6. Critical Support Levels are Broken: The market tried to take support near 7500 but convincingly broke this key support level. I was hoping that 7500 will not be broken and the market will stabilize near 7500 before next move. Currently, it seems that support levels are meaningless. Like in 2008, stock markets collapsed like a pack of cards. There is a set of investors who keenly watch support levels. If you are one of them then be cautious. After the level of 7500 is broken, the next level is 7250. My personal analysis shows that if 7250 breaks then panic selling will trigger. In this case, the bottom of stock markets is anyone’s guess.

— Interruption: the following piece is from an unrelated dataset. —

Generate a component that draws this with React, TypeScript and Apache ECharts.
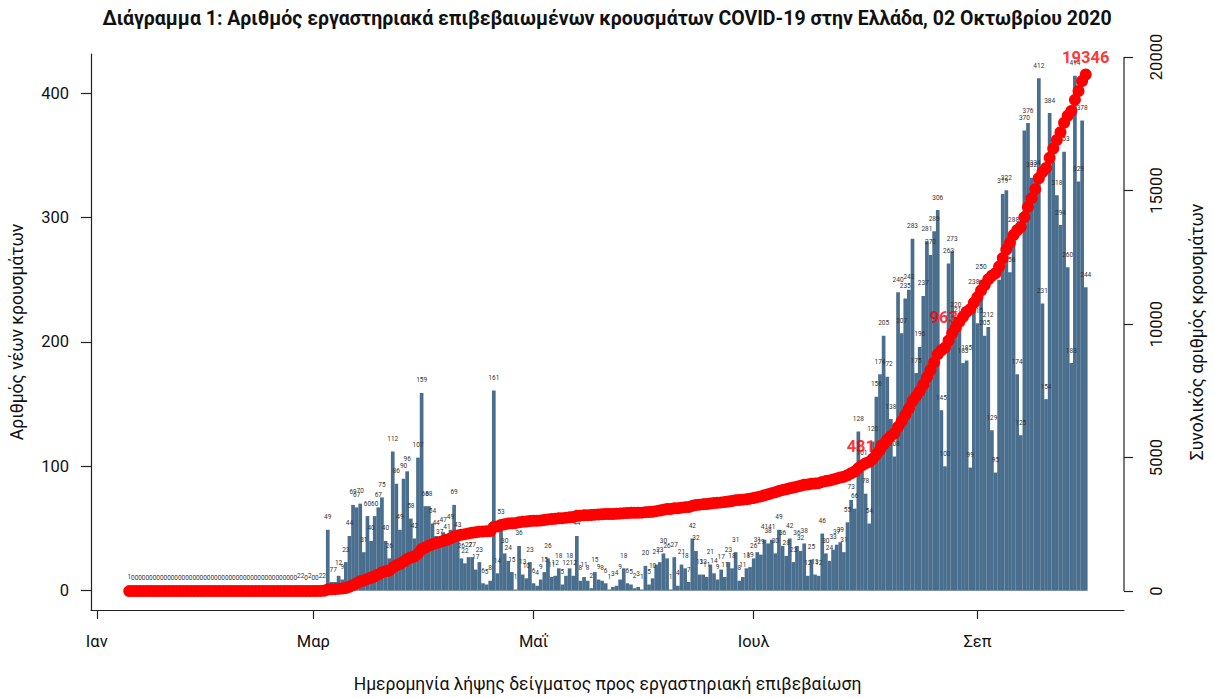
import React, { useEffect, useRef } from "react";
import * as echarts from "echarts";

// Daily new laboratory-confirmed cases by sample date, starting 10 Jan 2020 (index 0) up to 1 Oct 2020
const dailyCases: number[] = [
  1,
  0, 0, 0, 0, 0, 0, 0, 0, 0, 0,
  0, 0, 0, 0, 0, 0, 0, 0, 0, 0,
  0, 0, 0, 0, 0, 0, 0, 0, 0, 0,
  0, 0, 0, 0, 0, 0, 0, 0, 0, 0,
  0, 0, 0, 0, 0,
  0, 2, 2, 0, 2, 0, 0, 2, 2,
  49, 7, 7, 12, 9, 23, 44, 69, 67, 70,
  31, 60, 40, 60, 67, 75, 40, 26, 112, 86,
  49, 90, 96, 58, 42, 107, 159, 68, 68, 54,
  44, 37, 47, 41, 49, 69, 43, 26, 22, 27,
  27, 17, 23, 6, 5, 8, 161, 14, 53, 30,
  24, 15, 1, 36, 13, 10, 23, 6, 4, 9,
  15, 26, 11, 12, 18, 5, 12, 18, 12, 44,
  8, 11, 8, 2, 15, 9, 8, 6, 1, 3,
  4, 9, 18, 6, 5, 2, 3, 1, 20, 5,
  10, 21, 23, 30, 26, 1, 27, 4, 21, 18,
  7, 42, 32, 13, 13, 11, 21, 14, 9, 17,
  11, 23, 18, 31, 8, 11, 18, 19, 26, 31,
  29, 41, 38, 41, 30, 49, 36, 28, 42, 23,
  36, 32, 38, 12, 25, 13, 12, 46, 30, 24,
  33, 37, 39, 31, 55, 73, 66, 128, 101, 78,
  54, 120, 156, 174, 205, 172, 138, 108, 240, 207,
  235, 242, 283, 175, 196, 237, 281, 270, 289, 306,
  145, 100, 263, 273, 220, 216, 183, 185, 99, 238,
  215, 250, 205, 212, 129, 95, 250, 319, 322, 256,
  288, 174, 125, 370, 376, 332, 334, 412, 231, 154,
  384, 345, 318, 294, 353, 260, 183, 414, 329, 378, 244,
];

// Month ticks (day index relative to 10 Jan 2020)
const monthTickDays: number[] = [-9, 51, 112, 173, 235];
const monthTickLabels: string[] = ["Ιαν", "Μαρ", "Μαΐ", "Ιουλ", "Σεπ"];

const leftTicks: number[] = [0, 100, 200, 300, 400];
const rightTicks: number[] = [0, 5000, 10000, 15000, 20000];

// Red cumulative annotations
const annotDays: number[] = [204, 227, 265];
const annotValues: number[] = [4810, 9630, 19346];

const titleText =
  "Διάγραμμα 1: Αριθμός εργαστηριακά επιβεβαιωμένων κρουσμάτων COVID-19 στην Ελλάδα, 02 Οκτωβρίου 2020";
const xName = "Ημερομηνία λήψης δείγματος προς εργαστηριακή επιβεβαίωση";
const yLeftName = "Αριθμός νέων κρουσμάτων";
const yRightName = "Συνολικός αριθμός κρουσμάτων";

const FONT = "Roboto, 'Noto Sans', 'DejaVu Sans', sans-serif";
const BAR_COLOR = "#4A6E8D";
const AXIS_COLOR = "#222";

export default function App() {
  const ref = useRef<HTMLDivElement>(null);

  useEffect(() => {
    document.body.style.margin = "0";
    if (!ref.current) return;
    const chart = echarts.init(ref.current, undefined, { renderer: "svg" });

    const n = dailyCases.length;
    let run = 0;
    const cumulative = dailyCases.map((v) => (run += v));
    const ext = 0.04 * (n - 1);
    const xMin = -ext;
    const xMax = n - 1 + ext;

    const barData = dailyCases.map((v, i) => [i, v]);
    const cumData = cumulative.map((v, i) => [i, v]);
    const annotData = annotDays.map((d, k) => [d, annotValues[k]]);

    const option: any = {
      animation: false,
      backgroundColor: "#ffffff",
      title: {
        text: titleText,
        left: "center",
        top: 8,
        padding: [0, 0, 0, 6],
        textStyle: {
          fontFamily: FONT,
          fontSize: 19.5,
          fontWeight: "bold",
          color: "#111",
        },
      },
      grid: { left: 90, right: 81, top: 54, bottom: 84, containLabel: false },
      xAxis: {
        type: "value",
        min: xMin,
        max: xMax,
        name: xName,
        nameLocation: "middle",
        nameGap: 65,
        nameTextStyle: { fontFamily: FONT, fontSize: 17.5, color: "#111" },
        axisLine: { show: true, onZero: false, lineStyle: { color: AXIS_COLOR, width: 1.2 } },
        axisTick: {
          show: true,
          length: 9,
          customValues: monthTickDays,
          lineStyle: { color: AXIS_COLOR, width: 1.2 },
        },
        axisLabel: {
          customValues: monthTickDays,
          margin: 23,
          fontFamily: FONT,
          fontSize: 16.5,
          color: "#111",
          formatter: (val: number) => {
            const k = monthTickDays.indexOf(Math.round(val));
            return k >= 0 ? monthTickLabels[k] : "";
          },
        },
        splitLine: { show: false },
      },
      yAxis: [
        {
          type: "value",
          position: "left",
          min: -15.5,
          max: 431.5,
          name: yLeftName,
          nameLocation: "middle",
          nameRotate: 90,
          nameGap: 65,
          nameTextStyle: { fontFamily: FONT, fontSize: 17.5, color: "#111" },
          axisLine: { show: true, onZero: false, lineStyle: { color: AXIS_COLOR, width: 1.2 } },
          axisTick: {
            show: true,
            length: 10,
            customValues: leftTicks,
            lineStyle: { color: AXIS_COLOR, width: 1.2 },
          },
          axisLabel: {
            customValues: leftTicks,
            margin: 22,
            fontFamily: FONT,
            fontSize: 16.5,
            color: "#111",
            formatter: (v: number) => String(v),
          },
          splitLine: { show: false },
        },
        {
          type: "value",
          position: "right",
          min: -706,
          max: 20111,
          name: yRightName,
          nameLocation: "middle",
          nameRotate: 90,
          nameGap: 64,
          nameTextStyle: { fontFamily: FONT, fontSize: 17.5, color: "#111" },
          axisLine: { show: false, onZero: false },
          axisTick: {
            show: true,
            length: 9,
            customValues: rightTicks,
            lineStyle: { color: AXIS_COLOR, width: 1.2 },
          },
          axisLabel: {
            customValues: rightTicks,
            rotate: 90,
            margin: 24,
            fontFamily: FONT,
            fontSize: 16.5,
            color: "#111",
            formatter: (v: number) => String(v),
          },
          splitLine: { show: false },
        },
      ],
      series: [
        {
          name: "daily",
          type: "bar",
          xAxisIndex: 0,
          yAxisIndex: 0,
          data: barData,
          barWidth: 3.7,
          z: 2,
          itemStyle: { color: BAR_COLOR },
          label: {
            show: true,
            position: "top",
            distance: 9,
            fontSize: 6.5,
            fontFamily: FONT,
            color: "#333",
            textBorderWidth: 0,
            formatter: (p: any) => String(p.value[1]),
          },
        },
        {
          name: "annot",
          type: "scatter",
          xAxisIndex: 0,
          yAxisIndex: 1,
          data: annotData,
          symbolSize: 0,
          z: 3,
          label: {
            show: true,
            position: "top",
            distance: 8,
            fontSize: 16.5,
            fontWeight: "bold",
            fontFamily: FONT,
            color: "#FF0000",
            formatter: (p: any) => String(p.value[1]),
          },
        },
        {
          name: "cumulative",
          type: "scatter",
          xAxisIndex: 0,
          yAxisIndex: 1,
          data: cumData,
          symbol: "circle",
          symbolSize: 12,
          z: 5,
          itemStyle: { color: "#FF0000", opacity: 1 },
        },
      ],
    };

    chart.setOption(option);

    // Right axis line spanning only from the first to the last tick (R style)
    const xr = chart.convertToPixel({ xAxisIndex: 0 }, xMax) as number;
    const y0 = chart.convertToPixel({ yAxisIndex: 1 }, rightTicks[0]) as number;
    const y1 = chart.convertToPixel(
      { yAxisIndex: 1 },
      rightTicks[rightTicks.length - 1]
    ) as number;
    chart.setOption({
      graphic: [
        {
          type: "line",
          shape: { x1: xr, y1: y0, x2: xr, y2: y1 },
          style: { stroke: AXIS_COLOR, lineWidth: 1.2 },
          z: 10,
        },
      ],
    });

    return () => chart.dispose();
  }, []);

  return <div ref={ref} style={{ width: 1214, height: 698 }} />;
}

7. The collapse of Banking Stocks is not a good omen: In my personal opinion, banking stocks are the true reflector of an Economy. Today i was reading a news article that market capital of ALL the listed Public Sector Banks including SBI is just ahead of MCap of HDFC Bank. There are 20 listed PSB’s. There are two ways to look at this data. First, the HDFC Bank is going strong and is best among the lot. The second way to look is that Public Sector Banks either collapsed or are on the verge of collapse. It is not a good sign. When SBI moved below Rs 200, trust me it gave me goosebumps. It shows the deep rooted problem in stock markets that is not visible to retail investors.
Words of Wisdom: Today nothing much to say. The post is self-explanatory. In my opinion, it is time to trade very cautiously. An investor should look out for positive triggers to remain invested. The cocktail of all the bad news will take stock markets to new lows that were never seen before. I wish that day will never come but for that, too many prayers should be answered as i shared in my post :).